Segal also said she wants the group to mobilize the community in support of national efforts like writing to congressmen or raising money for activists working in other states.

On Jan. 15, around 100 demonstrators assembled outside the office of U.S. Rep. Mimi Walters (R- Irvine) to oppose her efforts to repeal the Affordable Care Act and then marched 2 1/2 miles to UC Irvine for a rally with state Treasurer John Chiang, who was speaking there. Later, they made signs at the Duck Club in preparation for the upcoming march.

The march and rally on Jan. 15 was organized by Indivisible O.C., a grassroots group that opposes the policies of Trump and the Republican Party.

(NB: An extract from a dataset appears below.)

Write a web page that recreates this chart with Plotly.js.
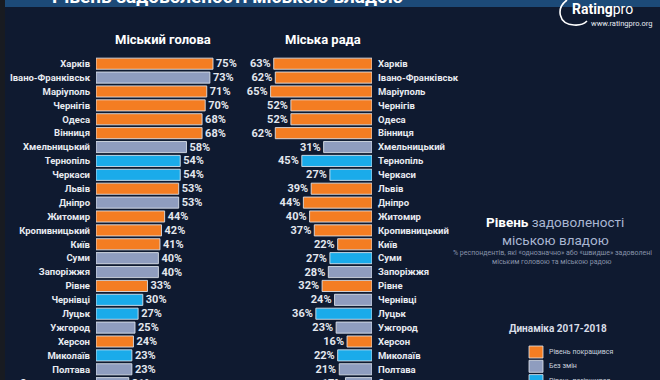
<!DOCTYPE html>
<html>
<head>
<meta charset="utf-8">
<script src="https://cdn.plot.ly/plotly-3.0.1.min.js"></script>
<style>
  html, body { margin: 0; padding: 0; background: #0f1a30; overflow: hidden; }
  #wrap { width: 660px; height: 380px; overflow: hidden; }
  #chart { width: 660px; height: 400px; }
</style>
</head>
<body>
<div id="wrap"><div id="chart"></div></div>
<script>
// ---- data ----
const cities = ['Харків', 'Івано-Франківськ', 'Маріуполь', 'Чернігів', 'Одеса', 'Вінниця',
  'Хмельницький', 'Тернопіль', 'Черкаси', 'Львів', 'Дніпро', 'Житомир', 'Кропивницький',
  'Київ', 'Суми', 'Запоріжжя', 'Рівне', 'Чернівці', 'Луцьк', 'Ужгород', 'Херсон',
  'Миколаїв', 'Полтава', 'Сєвєродонецьк'];
const mayorValues = [75, 73, 71, 70, 68, 68, 58, 54, 54, 53, 53, 44, 42, 41, 40, 40, 33, 30, 27, 25, 24, 23, 23, 21];
const councilValues = [63, 62, 65, 52, 52, 62, 31, 45, 27, 39, 44, 40, 37, 22, 27, 28, 32, 24, 36, 23, 16, 22, 21, 17];
const mayorStatus = ['up', 'same', 'up', 'up', 'up', 'up', 'same', 'down', 'down', 'up', 'same', 'up', 'up',
  'up', 'same', 'same', 'up', 'down', 'down', 'same', 'up', 'down', 'same', 'same'];
const councilStatus = ['up', 'up', 'up', 'up', 'up', 'up', 'same', 'down', 'down', 'up', 'up', 'up', 'up',
  'up', 'down', 'same', 'up', 'same', 'down', 'same', 'up', 'down', 'same', 'same'];
const statusKeys = ['up', 'same', 'down'];
const statusLabels = ['Рівень покращився', 'Без змін', 'Рівень погіршився'];
const panelTitles = ['Міський голова', 'Міська рада'];
const mainTitle = 'Рівень задоволеності міською владою';
const subtitleLines = ['% респондентів, які «однозначно» або «швидше» задоволені', 'міським головою та міською радою'];
const legendTitle = 'Динаміка 2017-2018';

// ---- style ----
const W = 660, H = 400;
const colors = { up: '#f47d22', same: '#8f9dbf', down: '#1aabea' };
const bg = '#0f1a30';
const font = 'Roboto, "Noto Sans", sans-serif';
const px = x => x / W;
const py = y => 1 - y / H;

const pitch = 13.89;          // px per row
const plotTop = 40;           // px
const firstCenter = 63.7;     // px
const topIdx = -(firstCenter - plotTop) / pitch;
const botIdx = topIdx + (H - plotTop) / pitch;
const scale = 1.56;           // px per %
const leftStart = 96, leftMax = 80;
const rightEnd = 372, rightMax = 70;

function barTrace(values, status, xa, ya) {
  return {
    type: 'bar', orientation: 'h',
    x: values, y: cities, xaxis: xa, yaxis: ya,
    width: 0.8,
    marker: { color: status.map(s => colors[s]), line: { color: 'rgba(225,230,238,0.85)', width: 1 } },
    text: values.map(v => v + '%'),
    textposition: 'outside', cliponaxis: false, constraintext: 'none',
    textfont: { family: font, size: 11, color: '#e3e7ee', weight: 'bold' },
    hoverinfo: 'skip', showlegend: false
  };
}

const data = [
  barTrace(mayorValues, mayorStatus, 'x', 'y'),
  barTrace(councilValues, councilStatus, 'x2', 'y2')
];

const yCommon = {
  domain: [0, 1 - plotTop / H], type: 'category', categoryorder: 'array', categoryarray: cities,
  range: [botIdx, topIdx], showgrid: false, zeroline: false, showline: false, ticks: '',
  tickfont: { family: font, size: 9.5, color: '#e8ebf1', weight: 'bold' },
  automargin: false, fixedrange: true
};

const shapes = [
  { type: 'rect', xref: 'paper', yref: 'paper', x0: 0, x1: 1, y0: py(7), y1: 1, fillcolor: '#1c4a78', line: { width: 0 }, layer: 'below' },
  { type: 'rect', xref: 'paper', yref: 'paper', x0: 0, x1: px(5), y0: 0, y1: 1, fillcolor: '#181b21', line: { width: 0 } },
  { type: 'path', xref: 'paper', yref: 'paper',
    path: `M${px(567)},${py(0)} C${px(556)},${py(8)} ${px(558)},${py(24)} ${px(574)},${py(25)} C${px(580)},${py(25.5)} ${px(584)},${py(24)} ${px(587)},${py(21)}`,
    line: { color: '#ffffff', width: 1.6 } }
];
const annotations = [
  { text: '<b>' + mainTitle + '</b>', xref: 'paper', yref: 'paper', x: px(227), y: py(10), xanchor: 'center', yanchor: 'bottom',
    showarrow: false, font: { family: font, size: 19, color: '#ffffff' } },
  { text: '<b>Rating</b>pro', xref: 'paper', yref: 'paper', x: px(570), y: py(9), xanchor: 'left', yanchor: 'middle',
    showarrow: false, font: { family: font, size: 14, color: '#ffffff' } },
  { text: 'www.ratingpro.org', xref: 'paper', yref: 'paper', x: px(654), y: py(23), xanchor: 'right', yanchor: 'middle',
    showarrow: false, font: { family: font, size: 7.5, color: '#e8ecf2' } },
  { text: '<b>' + panelTitles[0] + '</b>', xref: 'paper', yref: 'paper', x: px(162.5), y: py(40), xanchor: 'center', yanchor: 'middle',
    showarrow: false, font: { family: font, size: 13, color: '#ffffff' } },
  { text: '<b>' + panelTitles[1] + '</b>', xref: 'paper', yref: 'paper', x: px(323), y: py(40), xanchor: 'center', yanchor: 'middle',
    showarrow: false, font: { family: font, size: 13, color: '#ffffff' } },
  { text: '<b>Рівень</b> <span style="color:#a9b6d2">задоволеності</span>', xref: 'paper', yref: 'paper', x: px(555), y: py(222), xanchor: 'center', yanchor: 'middle',
    showarrow: false, font: { family: font, size: 13.5, color: '#ffffff' } },
  { text: 'міською владою', xref: 'paper', yref: 'paper', x: px(555), y: py(240), xanchor: 'center', yanchor: 'middle',
    showarrow: false, font: { family: font, size: 13.5, color: '#a9b6d2' } },
  { text: subtitleLines[0], xref: 'paper', yref: 'paper', x: px(552), y: py(253), xanchor: 'center', yanchor: 'middle',
    showarrow: false, font: { family: font, size: 7, color: '#8893aa' } },
  { text: subtitleLines[1], xref: 'paper', yref: 'paper', x: px(552), y: py(262), xanchor: 'center', yanchor: 'middle',
    showarrow: false, font: { family: font, size: 7, color: '#8893aa' } },
  { text: '<b>' + legendTitle + '</b>', xref: 'paper', yref: 'paper', x: px(558), y: py(328), xanchor: 'center', yanchor: 'middle',
    showarrow: false, font: { family: font, size: 10, color: '#d9dee7' } }
];
statusKeys.forEach((k, i) => {
  const top = 346 + i * 14.3;
  shapes.push({ type: 'rect', xref: 'paper', yref: 'paper', x0: px(529), x1: px(543), y0: py(top + 12), y1: py(top),
    fillcolor: colors[k], line: { color: 'rgba(225,230,238,0.8)', width: 1 } });
  annotations.push({ text: statusLabels[i], xref: 'paper', yref: 'paper', x: px(547), y: py(top + 6), xanchor: 'left', yanchor: 'middle',
    showarrow: false, font: { family: font, size: 7, color: '#c9d0dd' } });
});

const layout = {
  width: W, height: H,
  margin: { l: 0, r: 0, t: 0, b: 0, pad: 0 },
  paper_bgcolor: bg, plot_bgcolor: 'rgba(0,0,0,0)',
  showlegend: false,
  xaxis: { domain: [px(leftStart), px(leftStart + scale * leftMax)], range: [0, leftMax], visible: false, anchor: 'y', fixedrange: true },
  xaxis2: { domain: [px(rightEnd - scale * rightMax), px(rightEnd)], range: [rightMax, 0], visible: false, anchor: 'y2', fixedrange: true },
  yaxis: Object.assign({}, yCommon, { anchor: 'x', side: 'left', ticklabelstandoff: 5 }),
  yaxis2: Object.assign({}, yCommon, { anchor: 'x2', side: 'right', ticklabelstandoff: 5 }),
  shapes: shapes,
  annotations: annotations
};

Plotly.newPlot('chart', data, layout, { displayModeBar: false, staticPlot: true });
</script>
</body>
</html>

Kathleen Treseder, a member of Indivisible O.C. and a participant in the Irvine events, said last week that she had flown to Washington, D.C., in time for the Women’s March.

During her layover in Salt Lake City, she noticed other women, waiting for the same flight, making their signs for the march.

Later on, she and the other passengers on the plane learned from a flight attendant that the pilot, also a woman, requested that flight in order to attend the march.

Treseder, 44, said that what is next for her is putting together a rapid action group that will remain engaged in and vocal about political issues.

“If there’s something that happens like a bill being voted on, then we’ll have the email addresses to send messages right away to members of Congress,” Treseder said. “I plan on being very active, and the march is just the start of it.”